Alfalfa growers cater to export market
Exporting forages to Asia or the Middle East might not be every-one’s forte. But, answering the call of booming hay exports in recent years, some alfalfa producers in the Pacific Northwest have geared their operations to overseas markets.
Between 2006 and 2010, hay exports (defined by USDA as animal fodder) grew by 41% to 3.95 million tons, according to USDA. Japan is the top market for U.S. hay, but Chinese demand is coming on strong. In the same time frame, exports to China increased from 420 tons to 230,281 tons.
As demand for western-based diets increases in Asia, the need for hay is expected to rise as Asian consumers step up their purchases of cheese, yogurt, pizza and meat.
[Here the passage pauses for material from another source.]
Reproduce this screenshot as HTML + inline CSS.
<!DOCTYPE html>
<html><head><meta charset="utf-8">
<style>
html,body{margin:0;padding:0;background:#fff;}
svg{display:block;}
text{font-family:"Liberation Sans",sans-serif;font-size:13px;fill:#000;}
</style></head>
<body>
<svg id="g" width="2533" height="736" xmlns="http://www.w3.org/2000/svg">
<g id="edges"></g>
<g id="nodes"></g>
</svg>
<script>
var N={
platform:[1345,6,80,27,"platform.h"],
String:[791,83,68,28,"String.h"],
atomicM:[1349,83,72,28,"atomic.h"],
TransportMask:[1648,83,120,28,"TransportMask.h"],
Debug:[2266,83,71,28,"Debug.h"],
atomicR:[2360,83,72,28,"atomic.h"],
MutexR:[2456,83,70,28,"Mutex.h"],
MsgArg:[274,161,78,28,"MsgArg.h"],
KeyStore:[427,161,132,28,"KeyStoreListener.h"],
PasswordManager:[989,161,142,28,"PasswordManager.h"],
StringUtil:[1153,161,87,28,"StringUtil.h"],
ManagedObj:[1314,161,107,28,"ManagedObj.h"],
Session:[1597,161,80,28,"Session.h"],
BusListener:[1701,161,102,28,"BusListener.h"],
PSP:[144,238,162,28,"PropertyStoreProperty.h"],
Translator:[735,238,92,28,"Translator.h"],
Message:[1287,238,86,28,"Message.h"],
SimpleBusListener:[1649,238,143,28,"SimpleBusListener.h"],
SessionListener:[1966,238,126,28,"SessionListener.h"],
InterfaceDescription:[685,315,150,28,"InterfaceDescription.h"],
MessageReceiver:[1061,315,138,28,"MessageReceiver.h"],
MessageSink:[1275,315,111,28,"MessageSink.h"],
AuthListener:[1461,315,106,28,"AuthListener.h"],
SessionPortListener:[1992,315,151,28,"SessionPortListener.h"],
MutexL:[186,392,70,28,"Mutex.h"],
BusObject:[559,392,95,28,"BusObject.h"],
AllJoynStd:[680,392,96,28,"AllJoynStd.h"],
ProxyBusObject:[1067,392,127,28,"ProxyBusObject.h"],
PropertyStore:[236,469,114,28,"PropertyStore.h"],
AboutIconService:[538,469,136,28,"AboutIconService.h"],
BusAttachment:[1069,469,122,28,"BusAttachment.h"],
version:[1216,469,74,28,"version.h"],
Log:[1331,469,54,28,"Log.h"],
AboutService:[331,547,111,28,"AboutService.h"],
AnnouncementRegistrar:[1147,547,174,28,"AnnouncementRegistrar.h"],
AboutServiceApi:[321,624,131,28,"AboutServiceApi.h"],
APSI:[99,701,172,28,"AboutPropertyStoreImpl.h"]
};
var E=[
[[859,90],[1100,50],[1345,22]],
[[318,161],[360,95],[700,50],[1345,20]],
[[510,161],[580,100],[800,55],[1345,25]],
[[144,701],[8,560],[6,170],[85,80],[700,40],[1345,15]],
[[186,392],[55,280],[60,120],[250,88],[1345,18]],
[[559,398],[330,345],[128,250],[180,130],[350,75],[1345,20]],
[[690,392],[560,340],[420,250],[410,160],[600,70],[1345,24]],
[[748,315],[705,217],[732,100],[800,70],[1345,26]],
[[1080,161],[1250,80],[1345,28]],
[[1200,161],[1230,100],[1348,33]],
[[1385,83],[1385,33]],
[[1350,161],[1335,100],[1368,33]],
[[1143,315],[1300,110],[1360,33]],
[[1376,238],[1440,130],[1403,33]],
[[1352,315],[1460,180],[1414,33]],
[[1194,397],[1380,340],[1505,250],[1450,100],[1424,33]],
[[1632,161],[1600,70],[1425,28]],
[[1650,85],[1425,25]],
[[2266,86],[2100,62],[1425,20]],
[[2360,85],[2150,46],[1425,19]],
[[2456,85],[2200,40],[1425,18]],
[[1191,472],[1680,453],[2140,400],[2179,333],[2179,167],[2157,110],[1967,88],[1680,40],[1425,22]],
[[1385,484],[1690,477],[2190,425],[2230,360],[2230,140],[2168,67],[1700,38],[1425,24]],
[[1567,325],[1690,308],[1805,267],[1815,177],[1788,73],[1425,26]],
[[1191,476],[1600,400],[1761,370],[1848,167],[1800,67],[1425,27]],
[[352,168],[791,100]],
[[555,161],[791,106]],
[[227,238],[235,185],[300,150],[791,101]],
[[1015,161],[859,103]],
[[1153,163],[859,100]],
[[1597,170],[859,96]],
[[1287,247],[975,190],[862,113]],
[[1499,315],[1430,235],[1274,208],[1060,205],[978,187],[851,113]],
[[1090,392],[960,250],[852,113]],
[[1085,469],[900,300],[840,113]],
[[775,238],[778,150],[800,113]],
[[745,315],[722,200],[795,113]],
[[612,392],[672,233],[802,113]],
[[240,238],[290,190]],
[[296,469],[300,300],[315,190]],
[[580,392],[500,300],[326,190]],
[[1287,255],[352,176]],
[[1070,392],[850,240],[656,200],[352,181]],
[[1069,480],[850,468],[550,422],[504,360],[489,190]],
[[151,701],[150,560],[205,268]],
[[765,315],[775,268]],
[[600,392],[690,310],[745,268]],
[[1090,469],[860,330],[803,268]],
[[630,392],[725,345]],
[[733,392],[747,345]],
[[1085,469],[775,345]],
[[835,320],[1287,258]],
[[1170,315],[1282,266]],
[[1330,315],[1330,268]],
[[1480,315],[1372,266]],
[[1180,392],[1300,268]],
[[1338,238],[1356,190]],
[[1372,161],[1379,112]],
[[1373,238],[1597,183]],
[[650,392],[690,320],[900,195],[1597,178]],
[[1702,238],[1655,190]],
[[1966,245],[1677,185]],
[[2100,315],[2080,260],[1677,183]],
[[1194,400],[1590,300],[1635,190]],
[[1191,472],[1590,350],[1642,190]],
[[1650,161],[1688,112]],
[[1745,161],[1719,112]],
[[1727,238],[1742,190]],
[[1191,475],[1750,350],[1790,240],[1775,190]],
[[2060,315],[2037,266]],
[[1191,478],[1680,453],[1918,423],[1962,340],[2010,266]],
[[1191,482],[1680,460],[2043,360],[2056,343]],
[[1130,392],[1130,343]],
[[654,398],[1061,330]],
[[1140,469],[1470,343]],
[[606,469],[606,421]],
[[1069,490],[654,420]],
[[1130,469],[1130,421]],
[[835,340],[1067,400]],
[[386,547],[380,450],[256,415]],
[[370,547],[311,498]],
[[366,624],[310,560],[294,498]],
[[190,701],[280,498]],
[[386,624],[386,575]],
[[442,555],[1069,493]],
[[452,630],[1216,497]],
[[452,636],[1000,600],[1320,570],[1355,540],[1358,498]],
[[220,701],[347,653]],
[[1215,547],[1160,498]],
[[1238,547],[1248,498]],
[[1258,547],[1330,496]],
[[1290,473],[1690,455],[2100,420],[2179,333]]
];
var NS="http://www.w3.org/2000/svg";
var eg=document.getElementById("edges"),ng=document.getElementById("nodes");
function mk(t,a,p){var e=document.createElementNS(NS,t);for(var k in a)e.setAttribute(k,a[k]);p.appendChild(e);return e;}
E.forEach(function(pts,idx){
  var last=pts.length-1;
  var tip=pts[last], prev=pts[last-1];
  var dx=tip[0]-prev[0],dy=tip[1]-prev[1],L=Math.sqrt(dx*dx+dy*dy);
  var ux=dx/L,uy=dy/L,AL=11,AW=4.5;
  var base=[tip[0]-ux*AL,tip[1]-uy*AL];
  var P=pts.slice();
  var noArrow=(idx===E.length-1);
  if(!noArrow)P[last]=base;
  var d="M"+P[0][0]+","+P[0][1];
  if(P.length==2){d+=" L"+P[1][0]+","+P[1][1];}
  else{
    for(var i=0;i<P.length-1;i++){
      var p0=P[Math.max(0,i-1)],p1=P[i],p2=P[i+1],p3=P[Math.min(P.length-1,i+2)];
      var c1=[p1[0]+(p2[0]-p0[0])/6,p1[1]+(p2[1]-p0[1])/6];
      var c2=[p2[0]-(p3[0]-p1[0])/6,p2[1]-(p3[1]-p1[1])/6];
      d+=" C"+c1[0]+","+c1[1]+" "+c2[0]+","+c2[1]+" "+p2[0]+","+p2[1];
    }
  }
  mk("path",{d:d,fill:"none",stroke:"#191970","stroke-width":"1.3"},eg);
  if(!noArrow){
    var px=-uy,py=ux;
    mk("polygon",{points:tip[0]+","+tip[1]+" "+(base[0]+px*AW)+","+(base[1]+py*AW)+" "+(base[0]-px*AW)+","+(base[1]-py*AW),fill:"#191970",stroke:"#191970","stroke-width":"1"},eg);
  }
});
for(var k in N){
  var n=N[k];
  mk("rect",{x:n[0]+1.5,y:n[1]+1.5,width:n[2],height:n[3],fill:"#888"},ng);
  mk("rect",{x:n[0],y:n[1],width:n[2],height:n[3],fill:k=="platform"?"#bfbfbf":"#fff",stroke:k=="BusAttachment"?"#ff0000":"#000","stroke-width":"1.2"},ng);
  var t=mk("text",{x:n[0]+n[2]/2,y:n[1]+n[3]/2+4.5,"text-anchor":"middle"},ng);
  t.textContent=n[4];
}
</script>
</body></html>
Demand for U.S.-grown hay is also increasing in the Middle East, particularly from the United Arab Emirates (UAE). In 2006, the UAE imported 40,852 tons of animal fodder from the U.S.; in 2010, imports increased to 334,483 tons.
"Middle Eastern governments are changing their policies toward water," says Jeff Calaway, owner of Calaway Trading, Inc., in Ellensburg, Wash. "Water is becoming more valuable than oil in those countries." As the Middle East pulls back on agricultural subsidies, Calaway says, it will import more alfalfa and other agricultural products from the European Union, U.S., Australia and South America.
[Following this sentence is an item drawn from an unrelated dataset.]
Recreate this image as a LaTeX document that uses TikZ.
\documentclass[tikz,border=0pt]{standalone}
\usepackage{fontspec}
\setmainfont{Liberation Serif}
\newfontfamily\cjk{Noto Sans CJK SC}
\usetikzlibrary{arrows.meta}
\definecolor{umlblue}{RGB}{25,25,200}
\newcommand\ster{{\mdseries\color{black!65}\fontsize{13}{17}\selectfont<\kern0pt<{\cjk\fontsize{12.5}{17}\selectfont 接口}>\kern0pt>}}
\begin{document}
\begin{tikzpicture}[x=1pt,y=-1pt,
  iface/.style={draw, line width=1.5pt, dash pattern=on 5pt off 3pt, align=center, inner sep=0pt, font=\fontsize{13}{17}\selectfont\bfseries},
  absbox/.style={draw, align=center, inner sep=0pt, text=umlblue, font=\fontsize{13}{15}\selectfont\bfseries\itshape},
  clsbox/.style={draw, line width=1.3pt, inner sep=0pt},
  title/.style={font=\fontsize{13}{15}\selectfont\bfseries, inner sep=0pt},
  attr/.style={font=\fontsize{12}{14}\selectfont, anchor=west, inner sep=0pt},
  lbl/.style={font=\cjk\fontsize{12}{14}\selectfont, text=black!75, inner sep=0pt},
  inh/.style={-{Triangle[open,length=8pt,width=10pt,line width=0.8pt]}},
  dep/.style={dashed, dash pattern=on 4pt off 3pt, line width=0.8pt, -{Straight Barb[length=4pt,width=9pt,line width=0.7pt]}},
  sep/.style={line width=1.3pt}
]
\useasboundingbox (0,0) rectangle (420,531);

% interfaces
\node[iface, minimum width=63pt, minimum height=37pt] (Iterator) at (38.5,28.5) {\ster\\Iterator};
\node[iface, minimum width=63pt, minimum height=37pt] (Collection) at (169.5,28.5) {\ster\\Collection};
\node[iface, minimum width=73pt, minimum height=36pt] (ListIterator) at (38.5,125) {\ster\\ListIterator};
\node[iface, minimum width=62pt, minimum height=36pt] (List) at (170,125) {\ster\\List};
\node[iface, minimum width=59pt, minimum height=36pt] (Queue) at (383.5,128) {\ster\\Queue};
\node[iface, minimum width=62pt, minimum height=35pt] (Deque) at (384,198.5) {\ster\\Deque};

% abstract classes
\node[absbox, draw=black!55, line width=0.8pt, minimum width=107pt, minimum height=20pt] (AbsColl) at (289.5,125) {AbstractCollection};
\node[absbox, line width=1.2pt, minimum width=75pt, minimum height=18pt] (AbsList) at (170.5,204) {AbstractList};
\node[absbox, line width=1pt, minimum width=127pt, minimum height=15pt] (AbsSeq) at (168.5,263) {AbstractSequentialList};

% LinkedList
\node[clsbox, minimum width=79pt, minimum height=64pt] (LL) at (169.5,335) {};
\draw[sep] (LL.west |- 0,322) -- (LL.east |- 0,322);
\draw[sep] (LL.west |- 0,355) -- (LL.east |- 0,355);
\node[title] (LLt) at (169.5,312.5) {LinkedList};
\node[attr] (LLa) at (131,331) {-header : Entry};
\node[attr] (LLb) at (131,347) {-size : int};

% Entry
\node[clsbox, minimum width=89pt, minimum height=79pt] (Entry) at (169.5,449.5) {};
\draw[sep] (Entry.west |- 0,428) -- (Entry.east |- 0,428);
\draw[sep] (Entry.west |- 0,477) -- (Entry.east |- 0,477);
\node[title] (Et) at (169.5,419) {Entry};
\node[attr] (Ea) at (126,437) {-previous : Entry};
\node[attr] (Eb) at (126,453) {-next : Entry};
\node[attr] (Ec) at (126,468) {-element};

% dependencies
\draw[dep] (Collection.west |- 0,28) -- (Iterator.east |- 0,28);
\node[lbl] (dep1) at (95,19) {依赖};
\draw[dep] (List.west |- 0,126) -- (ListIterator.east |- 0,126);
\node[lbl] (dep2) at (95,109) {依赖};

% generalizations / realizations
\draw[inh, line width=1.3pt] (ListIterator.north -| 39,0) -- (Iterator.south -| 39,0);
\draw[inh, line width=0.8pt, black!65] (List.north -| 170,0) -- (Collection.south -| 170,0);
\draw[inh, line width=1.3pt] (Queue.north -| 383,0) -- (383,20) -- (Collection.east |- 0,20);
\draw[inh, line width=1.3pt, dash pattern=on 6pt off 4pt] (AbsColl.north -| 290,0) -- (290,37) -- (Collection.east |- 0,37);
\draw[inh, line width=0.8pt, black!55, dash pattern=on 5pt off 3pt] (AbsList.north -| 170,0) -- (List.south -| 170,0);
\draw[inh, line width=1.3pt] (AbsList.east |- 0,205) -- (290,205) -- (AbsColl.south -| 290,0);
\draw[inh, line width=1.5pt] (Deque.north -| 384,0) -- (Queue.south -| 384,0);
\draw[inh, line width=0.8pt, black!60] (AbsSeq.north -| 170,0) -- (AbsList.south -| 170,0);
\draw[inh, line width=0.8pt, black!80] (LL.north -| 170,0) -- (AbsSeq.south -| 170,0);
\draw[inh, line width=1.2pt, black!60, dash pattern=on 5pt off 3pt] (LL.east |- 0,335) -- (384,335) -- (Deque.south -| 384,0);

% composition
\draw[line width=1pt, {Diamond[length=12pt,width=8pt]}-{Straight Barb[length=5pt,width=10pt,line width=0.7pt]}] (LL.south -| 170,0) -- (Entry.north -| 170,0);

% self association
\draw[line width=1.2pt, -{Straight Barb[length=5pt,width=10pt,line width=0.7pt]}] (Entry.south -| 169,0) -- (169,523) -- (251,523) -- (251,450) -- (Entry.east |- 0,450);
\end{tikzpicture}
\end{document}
Vertical Integration. Lared Whitby and his three brothers run Whitby Ag Enterprises, a vertically integrated export business near Pasco, Wash. In 2010, the 3,000-acre operation exported 50,000 tons of alfalfa, with about 27,000 tons grown on-site. The rest they purchased from other alfalfa growers. The Whitbys ship mostly to Japan but also to UAE and Korea. To meet export demand, the brothers recently purchased another 2,000 acres of prime alfalfa-growing land.
"We don’t deal with importers or brokers," Whitby says. "We deal with wholesalers and distributors. We are going as close to the customer as possible." Although Whitby can speak both the Mandarin and Cantonese dialects of Chinese, he has not yet shipped to China because the prices offered are lower than what other countries are willing to pay. Japan is currently paying $475 per ton delivered to Japanese ports, while China is offering $30 to $50 less, Whitby says.
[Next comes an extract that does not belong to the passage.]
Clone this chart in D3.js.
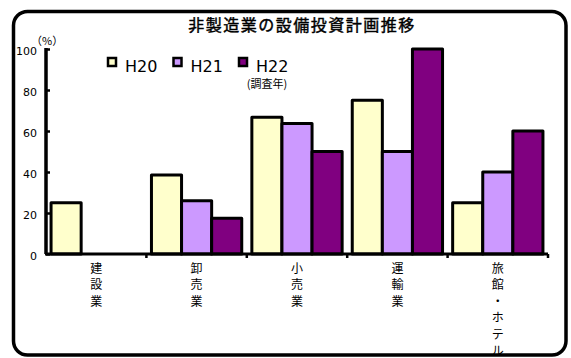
<!DOCTYPE html>
<html>
<head>
<meta charset="utf-8">
<script src="https://cdn.jsdelivr.net/npm/d3@7"></script>
<style>
  html, body { margin: 0; padding: 0; background: #fff; }
  svg { display: block; }
</style>
</head>
<body>
<svg id="chart" width="571" height="358"></svg>
<script>
// 非製造業の設備投資計画推移 (%)
const categories = ["建設業", "卸売業", "小売業", "運輸業", "旅館・ホテル"];
const seriesNames = ["H20", "H21", "H22"];
const seriesColors = ["#FFFFCC", "#CC99FF", "#800080"];
const valuesH20 = [25, 38.5, 66.7, 75, 25];
const valuesH21 = [0, 26, 63.6, 50, 40];
const valuesH22 = [0, 17.4, 50, 100, 60];
const yTicks = [0, 20, 40, 60, 80, 100];

const seriesValues = [valuesH20, valuesH21, valuesH22];
const rows = categories.map((c, i) => ({
  category: c,
  values: seriesNames.map((s, j) => ({ series: s, value: seriesValues[j][i], color: seriesColors[j] }))
}));

const svg = d3.select("#chart");
const JP = "'Noto Sans CJK JP', 'Noto Sans', sans-serif";
const LAT = "'DejaVu Sans', sans-serif";

// outer rounded frame
svg.append("rect")
  .attr("x", 13.5).attr("y", 11.5)
  .attr("width", 552.5).attr("height", 343.5)
  .attr("rx", 14).attr("ry", 14)
  .attr("fill", "#fff").attr("stroke", "#000").attr("stroke-width", 3.5);

// title
svg.append("text")
  .attr("x", 302).attr("y", 24)
  .attr("text-anchor", "middle")
  .attr("dominant-baseline", "central")
  .attr("font-family", JP).attr("font-size", 16)
  .attr("letter-spacing", "1.5px")
  .attr("fill", "#000").attr("stroke", "#000").attr("stroke-width", 0.45)
  .text("非製造業の設備投資計画推移");

// scales
const x0 = d3.scaleBand().domain(categories).range([46, 548]);
const x1 = d3.scaleBand().domain(seriesNames).range([0, x0.bandwidth()]).paddingOuter(0.168);
const y = d3.scaleLinear().domain([0, 100]).range([254, 49]);

// bars
const groups = svg.append("g").selectAll("g")
  .data(rows).join("g")
  .attr("transform", d => `translate(${x0(d.category)},0)`);

groups.selectAll("rect")
  .data(d => d.values.filter(v => v.value > 0))
  .join("rect")
  .attr("x", d => x1(d.series))
  .attr("width", x1.bandwidth())
  .attr("y", d => y(d.value))
  .attr("height", d => y(0) - y(d.value))
  .attr("fill", d => d.color)
  .attr("stroke", "#000").attr("stroke-width", 3)
  .attr("stroke-linejoin", "round");

// y axis: inward ticks, labels drawn separately
const yAxis = svg.append("g").attr("transform", "translate(46,0)")
  .call(d3.axisRight(y).tickValues(yTicks).tickSize(4).tickFormat(""));
yAxis.select(".domain").remove();
yAxis.selectAll(".tick line").attr("stroke", "#000").attr("stroke-width", 2.5);

// vertical axis bar
svg.append("rect")
  .attr("x", 44.25).attr("y", y(100) - 1)
  .attr("width", 3.5).attr("height", y(0) - y(100) + 1)
  .attr("fill", "#000");

svg.append("g").selectAll("text")
  .data(yTicks).join("text")
  .attr("x", 37).attr("y", d => y(d) + 2.5)
  .attr("text-anchor", "end")
  .attr("dominant-baseline", "central")
  .attr("font-family", LAT).attr("font-size", 11)
  .attr("fill", "#000")
  .text(d => d);

svg.append("text")
  .attr("x", 31).attr("y", 40)
  .attr("dominant-baseline", "central")
  .attr("font-family", JP).attr("font-size", 11)
  .attr("fill", "#000")
  .text("（%）");

// x axis with category boundary ticks
const boundaries = categories.map(c => x0(c) + x0.bandwidth());
const xAxis = svg.append("g");
xAxis.append("line")
  .attr("x1", 45).attr("x2", 548)
  .attr("y1", y(0)).attr("y2", y(0))
  .attr("stroke", "#000").attr("stroke-width", 3);
xAxis.selectAll(".bt")
  .data(boundaries).join("line")
  .attr("class", "bt")
  .attr("x1", d => d).attr("x2", d => d)
  .attr("y1", y(0)).attr("y2", y(0) + 4)
  .attr("stroke", "#000").attr("stroke-width", 2.5);

// vertical category labels
const lineStep = 16.5;
const labels = svg.append("g").selectAll("text")
  .data(categories).join("text")
  .attr("text-anchor", "middle")
  .attr("font-family", JP).attr("font-size", 12)
  .attr("fill", "#000");
labels.each(function (c) {
  const t = d3.select(this);
  Array.from(c).forEach((ch, i) => {
    t.append("tspan")
      .attr("x", x0(c) + x0.bandwidth() / 2)
      .attr("y", 267 + i * lineStep)
      .attr("dominant-baseline", "central")
      .text(ch);
  });
});

// legend
const legendX = [112, 177.5, 243];
const legend = svg.append("g").selectAll("g")
  .data(seriesNames).join("g")
  .attr("transform", (d, i) => `translate(${legendX[i]},62)`);
legend.append("rect")
  .attr("x", -4).attr("y", -4).attr("width", 8).attr("height", 8)
  .attr("fill", (d, i) => seriesColors[i])
  .attr("stroke", "#000").attr("stroke-width", 2.5);
legend.append("text")
  .attr("x", 13).attr("y", 10)
  .attr("font-family", LAT).attr("font-size", 16)
  .attr("fill", "#000")
  .text(d => d);

svg.append("text")
  .attr("x", 267).attr("y", 83)
  .attr("text-anchor", "middle")
  .attr("dominant-baseline", "central")
  .attr("font-family", JP).attr("font-size", 11)
  .attr("fill", "#000")
  .text("(調査年)");
</script>
</body>
</html>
The brothers decided to vertically integrate in 2000 after having paid an exporter for nearly a decade to compress their alfalfa into bales that fit into shipping containers.
"To support all four families, we needed to vertically integrate. We can produce about half or more of what we export, so the risk wasn’t that great," Whitby says. "To maximize profits, you integrate to the extent that you can." The only part of the supply, production and distribution chain the brothers don’t own is the oceangoing vessels. They even own the trucks that deliver the alfalfa to the ports of Seattle, Portland and Tacoma.
|Alfalfa bales for export are compressed to typically half the size of conventional bales to make moving among various modes of transportation easier.
Bound Overseas. To compress for export, the brothers first leased compressing equipment for a year. In 2001, they purchased their first compressor, and then updated the equipment in 2007 for $1.6 million.
Calaway also compresses hay for export, but he doesn’t grow his own alfalfa. Instead, he purchases alfalfa from about 200 producers in Washington, Oregon, Idaho and Montana and then compresses it for export. He also custom harvests alfalfa for local growers. "About 15% to 20% of my business comes from land with standing crops," Calaway says.
Compressed bales are typically half the size of conventional bales and can be loaded more easily into intermodal containers, steel shipping containers that can be moved from one mode of transportation (truck, ship, rail) to another without having to be reloaded.
Calaway has three facilities and four presses that compress hay for export, all in Washington and Oregon. He also owns trucks, fork lifts and container handlers. "You need to make a fairly significant investment," he says.